> **LISTED RECORDS**:
* * * * * * *
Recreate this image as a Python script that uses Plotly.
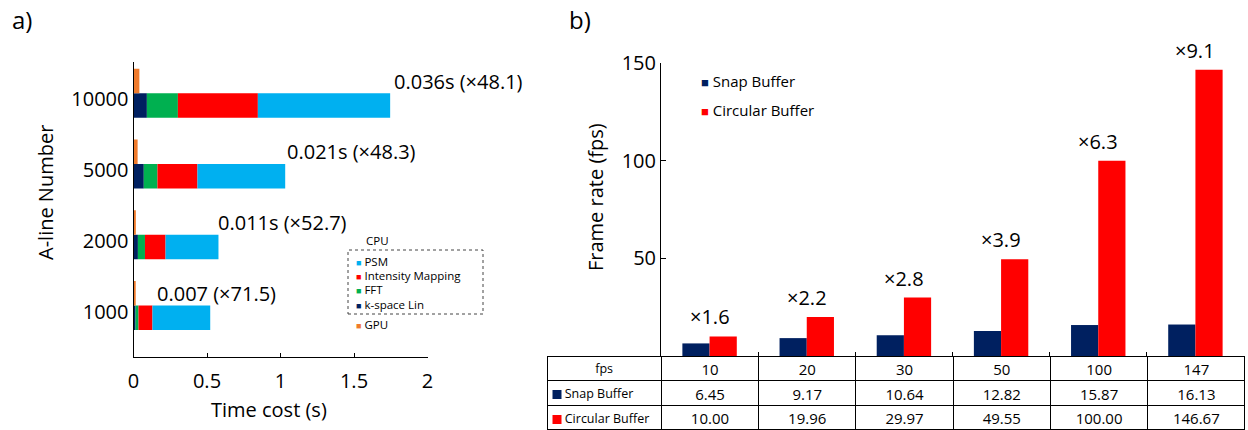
import numpy as np
import plotly.graph_objects as go

W, H = 1248, 430
def X(px): return px / W
def Y(py): return 1 - py / H

FONT = "Open Sans"
NB = "\u00a0"

# ---------------- Panel a data ----------------
a_lines = ["1000", "2000", "5000", "10000"]
kspace = [0.014, 0.030, 0.070, 0.091]
fft = [0.020, 0.048, 0.093, 0.211]
intensity = [0.095, 0.140, 0.272, 0.544]
psm = [0.393, 0.360, 0.597, 0.900]
gpu = [0.015, 0.016, 0.028, 0.040]
a_labels = ["0.007 (×71.5)", "0.011s (×52.7)", "0.021s (×48.3)", "0.036s (×48.1)"]
cpu_names = ["k-space Lin", "FFT", "Intensity Mapping", "PSM"]
cpu_colors = ["#002060", "#00B050", "#FF0000", "#00B0F0"]
gpu_name = "GPU"
gpu_color = "#F07B2C"
x_ticks_a = [0, 0.5, 1, 1.5, 2]
x_ticktext_a = ["0", "0.5", "1", "1.5", "2"]

# ---------------- Panel b data ----------------
fps_targets = ["10", "20", "30", "50", "100", "147"]
snap = [6.45, 9.17, 10.64, 12.82, 15.87, 16.13]
circular = [10.00, 19.96, 29.97, 49.55, 100.00, 146.67]
speedups = ["×1.6", "×2.2", "×2.8", "×3.9", "×6.3", "×9.1"]
b_names = ["Snap Buffer", "Circular Buffer"]
b_colors = ["#002060", "#FF0000"]
y_ticks_b = [50, 100, 150]

fig = go.Figure()

# ---- Panel a: stacked CPU bars + GPU bar ----
pos = np.arange(len(a_lines))
series = [kspace, fft, intensity, psm]
base = np.zeros(len(a_lines))
BW = 0.346
for name, vals, col in zip(cpu_names, series, cpu_colors):
    fig.add_trace(go.Bar(
        x=vals, y=pos, base=base.copy(), orientation="h", width=BW, offset=-BW,
        marker=dict(color=col, line=dict(width=0)), name=name,
        xaxis="x", yaxis="y", showlegend=False))
    base = base + np.array(vals)
cpu_total = base
fig.add_trace(go.Bar(
    x=gpu, y=pos, orientation="h", width=BW, offset=0,
    marker=dict(color=gpu_color, line=dict(width=0)), name=gpu_name,
    xaxis="x", yaxis="y", showlegend=False))

# ---- Panel b: grouped bars ----
BW2 = 0.28
for name, vals, col, off in zip(b_names, [snap, circular], b_colors, [-BW2, 0]):
    fig.add_trace(go.Bar(
        x=fps_targets, y=vals, width=BW2, offset=off,
        marker=dict(color=col, line=dict(width=0)), name=name,
        xaxis="x2", yaxis="y2", showlegend=False))

# ---- Table ----
header_vals = ["fps"] + fps_targets
row_names = [NB * 3 + n.replace(" ", NB) for n in b_names]
cell_vals = [row_names] + [[f"{s:.2f}", f"{c:.2f}"] for s, c in zip(snap, circular)]
ncol = len(header_vals)
fig.add_trace(go.Table(
    domain=dict(x=[X(547), X(1245)], y=[0, Y(356)]),
    columnwidth=[114] + [97] * (ncol - 1),
    header=dict(values=header_vals, height=24.6,
                align="center",
                line=dict(color="black", width=1), fill=dict(color="white"),
                font=dict(family=FONT, color="black", size=[12.5] + [15] * (ncol - 1))),
    cells=dict(values=cell_vals, height=24.6,
               align=["left"] + ["center"] * (ncol - 1),
               line=dict(color="black", width=1), fill=dict(color="white"),
               font=dict(family=FONT, color="black", size=[12.5] + [15] * (ncol - 1)))
))

annotations = []
# Panel a value labels
xshifts = [-55, -2, 0, 2]
for p, tot, lab, xs in zip(pos, cpu_total, a_labels, xshifts):
    annotations.append(dict(x=tot, y=p, xref="x", yref="y", text=lab, showarrow=False,
                            xanchor="left", yanchor="middle", xshift=xs, yshift=12,
                            font=dict(family=FONT, size=20, color="black")))
# Panel b speedup labels (category index positions)
for i, (v, lab) in enumerate(zip(circular, speedups)):
    annotations.append(dict(x=i, y=v, xref="x2", yref="y2", text=lab, showarrow=False,
                            xanchor="center", yanchor="bottom", yshift=4,
                            font=dict(family=FONT, size=20, color="black")))

def swatch(col, text, size):
    return f"<span style='color:{col};font-size:{size}px'>■</span>{NB}{text}"

# Axis titles and panel letters
def txt(x, y, t, size=20, angle=0, anchor="center", pad=1):
    annotations.append(dict(x=X(x), y=Y(y), xref="paper", yref="paper", text=t, showarrow=False,
                            textangle=angle, xanchor=anchor, yanchor="middle", borderpad=pad,
                            font=dict(family=FONT, size=size, color="black")))
txt(45, 192, "A-line Number", angle=-90)
txt(269, 409, "Time cost (s)")
txt(595, 197, "Frame rate (fps)", angle=-90)
txt(22, 20, "a)", size=24)
txt(580, 20, "b)", size=24)

# Panel a legend (manual, CPU group in dashed box)
txt(377, 240, "CPU", size=11.5)
leg_order = list(reversed(range(len(cpu_names))))
leg_y = [261, 275.5, 289.5, 304]
for yy, i in zip(leg_y, leg_order):
    txt(354, yy, swatch(cpu_colors[i], cpu_names[i], 9), size=11.5, anchor="left")
txt(354, 324, swatch(gpu_color, gpu_name, 9), size=11.5, anchor="left")

# Panel b legend
for yy, name, col in zip([81.5, 110.5], b_names, b_colors):
    txt(699, yy, swatch(col, name, 13), size=15, anchor="left")

shapes = [dict(type="rect", xref="paper", yref="paper",
               x0=X(348), x1=X(483), y0=Y(314), y1=Y(250),
               line=dict(color="#444", width=1, dash="dot"))]
# Colour swatches in the table's first column
for yy, col in zip([394.5, 419.5], b_colors):
    shapes.append(dict(type="rect", xref="paper", yref="paper",
                       x0=X(552.5), x1=X(561.5), y0=Y(yy + 4.5), y1=Y(yy - 4.5),
                       line=dict(width=0), fillcolor=col, layer="above"))

fig.update_layout(
    width=W, height=H,
    margin=dict(l=0, r=0, t=0, b=0, pad=0, autoexpand=False),
    paper_bgcolor="white", plot_bgcolor="white",
    barmode="overlay",
    font=dict(family=FONT, color="black"),
    annotations=annotations, shapes=shapes,
    xaxis=dict(domain=[X(133.5), X(427.5)], anchor="y", range=[0, 2],
               tickvals=x_ticks_a, ticktext=x_ticktext_a,
               ticks="inside", ticklen=4, tickcolor="black",
               showline=True, linecolor="black", linewidth=1,
               showgrid=False, zeroline=False, automargin=False,
               tickfont=dict(family=FONT, size=20), ticklabelstandoff=6),
    yaxis=dict(domain=[Y(357), Y(62)], anchor="x", range=[-0.726, 3.44],
               tickvals=list(pos), ticktext=a_lines, ticks="",
               ticklabelshift=6,
               showline=True, linecolor="black", linewidth=1,
               showgrid=False, zeroline=False, automargin=False,
               tickfont=dict(family=FONT, size=20)),
    xaxis2=dict(domain=[X(661), X(1244)], anchor="y2", type="category",
                range=[-0.5, len(fps_targets) - 0.5],
                showticklabels=False, ticks="inside", tickson="boundaries",
                ticklen=4, tickcolor="black",
                showline=True, linecolor="black", linewidth=1,
                showgrid=False, zeroline=False, automargin=False),
    yaxis2=dict(domain=[Y(356), Y(63.3)], anchor="x2", range=[0, 150],
                tickvals=y_ticks_b, ticks="inside", ticklen=5, tickcolor="black",
                showline=True, linecolor="black", linewidth=1,
                showgrid=False, zeroline=False, automargin=False,
                tickfont=dict(family=FONT, size=20)),
)

fig.write_html("out.html", config={"displayModeBar": False},
               post_script="document.body.style.margin='0';document.body.style.overflow='hidden';")
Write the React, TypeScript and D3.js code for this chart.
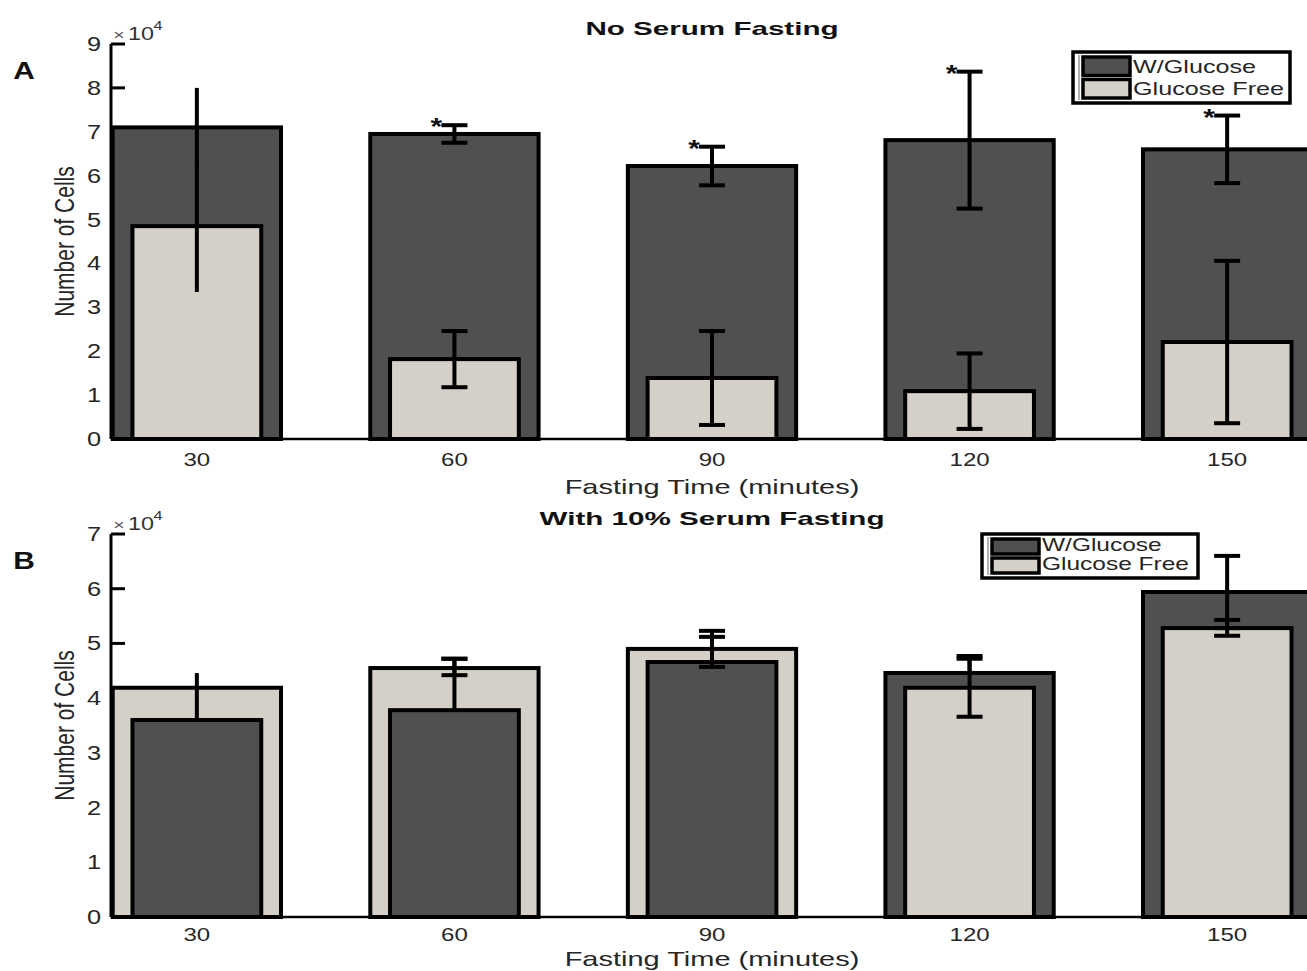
* * * * * * *
> **OBJECTIVE**: Leave out the pictures and copy everything else in the records word for word.

> **REPLY TO THE TASK**:
Recreate this image as a Python script that uses Plotly.
import numpy as np
import plotly.graph_objects as go

W, H = 1248, 430
def X(px): return px / W
def Y(py): return 1 - py / H

FONT = "Open Sans"
NB = "\u00a0"

# ---------------- Panel a data ----------------
a_lines = ["1000", "2000", "5000", "10000"]
kspace = [0.014, 0.030, 0.070, 0.091]
fft = [0.020, 0.048, 0.093, 0.211]
intensity = [0.095, 0.140, 0.272, 0.544]
psm = [0.393, 0.360, 0.597, 0.900]
gpu = [0.015, 0.016, 0.028, 0.040]
a_labels = ["0.007 (×71.5)", "0.011s (×52.7)", "0.021s (×48.3)", "0.036s (×48.1)"]
cpu_names = ["k-space Lin", "FFT", "Intensity Mapping", "PSM"]
cpu_colors = ["#002060", "#00B050", "#FF0000", "#00B0F0"]
gpu_name = "GPU"
gpu_color = "#F07B2C"
x_ticks_a = [0, 0.5, 1, 1.5, 2]
x_ticktext_a = ["0", "0.5", "1", "1.5", "2"]

# ---------------- Panel b data ----------------
fps_targets = ["10", "20", "30", "50", "100", "147"]
snap = [6.45, 9.17, 10.64, 12.82, 15.87, 16.13]
circular = [10.00, 19.96, 29.97, 49.55, 100.00, 146.67]
speedups = ["×1.6", "×2.2", "×2.8", "×3.9", "×6.3", "×9.1"]
b_names = ["Snap Buffer", "Circular Buffer"]
b_colors = ["#002060", "#FF0000"]
y_ticks_b = [50, 100, 150]

fig = go.Figure()

# ---- Panel a: stacked CPU bars + GPU bar ----
pos = np.arange(len(a_lines))
series = [kspace, fft, intensity, psm]
base = np.zeros(len(a_lines))
BW = 0.346
for name, vals, col in zip(cpu_names, series, cpu_colors):
    fig.add_trace(go.Bar(
        x=vals, y=pos, base=base.copy(), orientation="h", width=BW, offset=-BW,
        marker=dict(color=col, line=dict(width=0)), name=name,
        xaxis="x", yaxis="y", showlegend=False))
    base = base + np.array(vals)
cpu_total = base
fig.add_trace(go.Bar(
    x=gpu, y=pos, orientation="h", width=BW, offset=0,
    marker=dict(color=gpu_color, line=dict(width=0)), name=gpu_name,
    xaxis="x", yaxis="y", showlegend=False))

# ---- Panel b: grouped bars ----
BW2 = 0.28
for name, vals, col, off in zip(b_names, [snap, circular], b_colors, [-BW2, 0]):
    fig.add_trace(go.Bar(
        x=fps_targets, y=vals, width=BW2, offset=off,
        marker=dict(color=col, line=dict(width=0)), name=name,
        xaxis="x2", yaxis="y2", showlegend=False))

# ---- Table ----
header_vals = ["fps"] + fps_targets
row_names = [NB * 3 + n.replace(" ", NB) for n in b_names]
cell_vals = [row_names] + [[f"{s:.2f}", f"{c:.2f}"] for s, c in zip(snap, circular)]
ncol = len(header_vals)
fig.add_trace(go.Table(
    domain=dict(x=[X(547), X(1245)], y=[0, Y(356)]),
    columnwidth=[114] + [97] * (ncol - 1),
    header=dict(values=header_vals, height=24.6,
                align="center",
                line=dict(color="black", width=1), fill=dict(color="white"),
                font=dict(family=FONT, color="black", size=[12.5] + [15] * (ncol - 1))),
    cells=dict(values=cell_vals, height=24.6,
               align=["left"] + ["center"] * (ncol - 1),
               line=dict(color="black", width=1), fill=dict(color="white"),
               font=dict(family=FONT, color="black", size=[12.5] + [15] * (ncol - 1)))
))

annotations = []
# Panel a value labels
xshifts = [-55, -2, 0, 2]
for p, tot, lab, xs in zip(pos, cpu_total, a_labels, xshifts):
    annotations.append(dict(x=tot, y=p, xref="x", yref="y", text=lab, showarrow=False,
                            xanchor="left", yanchor="middle", xshift=xs, yshift=12,
                            font=dict(family=FONT, size=20, color="black")))
# Panel b speedup labels (category index positions)
for i, (v, lab) in enumerate(zip(circular, speedups)):
    annotations.append(dict(x=i, y=v, xref="x2", yref="y2", text=lab, showarrow=False,
                            xanchor="center", yanchor="bottom", yshift=4,
                            font=dict(family=FONT, size=20, color="black")))

def swatch(col, text, size):
    return f"<span style='color:{col};font-size:{size}px'>■</span>{NB}{text}"

# Axis titles and panel letters
def txt(x, y, t, size=20, angle=0, anchor="center", pad=1):
    annotations.append(dict(x=X(x), y=Y(y), xref="paper", yref="paper", text=t, showarrow=False,
                            textangle=angle, xanchor=anchor, yanchor="middle", borderpad=pad,
                            font=dict(family=FONT, size=size, color="black")))
txt(45, 192, "A-line Number", angle=-90)
txt(269, 409, "Time cost (s)")
txt(595, 197, "Frame rate (fps)", angle=-90)
txt(22, 20, "a)", size=24)
txt(580, 20, "b)", size=24)

# Panel a legend (manual, CPU group in dashed box)
txt(377, 240, "CPU", size=11.5)
leg_order = list(reversed(range(len(cpu_names))))
leg_y = [261, 275.5, 289.5, 304]
for yy, i in zip(leg_y, leg_order):
    txt(354, yy, swatch(cpu_colors[i], cpu_names[i], 9), size=11.5, anchor="left")
txt(354, 324, swatch(gpu_color, gpu_name, 9), size=11.5, anchor="left")

# Panel b legend
for yy, name, col in zip([81.5, 110.5], b_names, b_colors):
    txt(699, yy, swatch(col, name, 13), size=15, anchor="left")

shapes = [dict(type="rect", xref="paper", yref="paper",
               x0=X(348), x1=X(483), y0=Y(314), y1=Y(250),
               line=dict(color="#444", width=1, dash="dot"))]
# Colour swatches in the table's first column
for yy, col in zip([394.5, 419.5], b_colors):
    shapes.append(dict(type="rect", xref="paper", yref="paper",
                       x0=X(552.5), x1=X(561.5), y0=Y(yy + 4.5), y1=Y(yy - 4.5),
                       line=dict(width=0), fillcolor=col, layer="above"))

fig.update_layout(
    width=W, height=H,
    margin=dict(l=0, r=0, t=0, b=0, pad=0, autoexpand=False),
    paper_bgcolor="white", plot_bgcolor="white",
    barmode="overlay",
    font=dict(family=FONT, color="black"),
    annotations=annotations, shapes=shapes,
    xaxis=dict(domain=[X(133.5), X(427.5)], anchor="y", range=[0, 2],
               tickvals=x_ticks_a, ticktext=x_ticktext_a,
               ticks="inside", ticklen=4, tickcolor="black",
               showline=True, linecolor="black", linewidth=1,
               showgrid=False, zeroline=False, automargin=False,
               tickfont=dict(family=FONT, size=20), ticklabelstandoff=6),
    yaxis=dict(domain=[Y(357), Y(62)], anchor="x", range=[-0.726, 3.44],
               tickvals=list(pos), ticktext=a_lines, ticks="",
               ticklabelshift=6,
               showline=True, linecolor="black", linewidth=1,
               showgrid=False, zeroline=False, automargin=False,
               tickfont=dict(family=FONT, size=20)),
    xaxis2=dict(domain=[X(661), X(1244)], anchor="y2", type="category",
                range=[-0.5, len(fps_targets) - 0.5],
                showticklabels=False, ticks="inside", tickson="boundaries",
                ticklen=4, tickcolor="black",
                showline=True, linecolor="black", linewidth=1,
                showgrid=False, zeroline=False, automargin=False),
    yaxis2=dict(domain=[Y(356), Y(63.3)], anchor="x2", range=[0, 150],
                tickvals=y_ticks_b, ticks="inside", ticklen=5, tickcolor="black",
                showline=True, linecolor="black", linewidth=1,
                showgrid=False, zeroline=False, automargin=False,
                tickfont=dict(family=FONT, size=20)),
)

fig.write_html("out.html", config={"displayModeBar": False},
               post_script="document.body.style.margin='0';document.body.style.overflow='hidden';")
Write the React, TypeScript and D3.js code for this chart.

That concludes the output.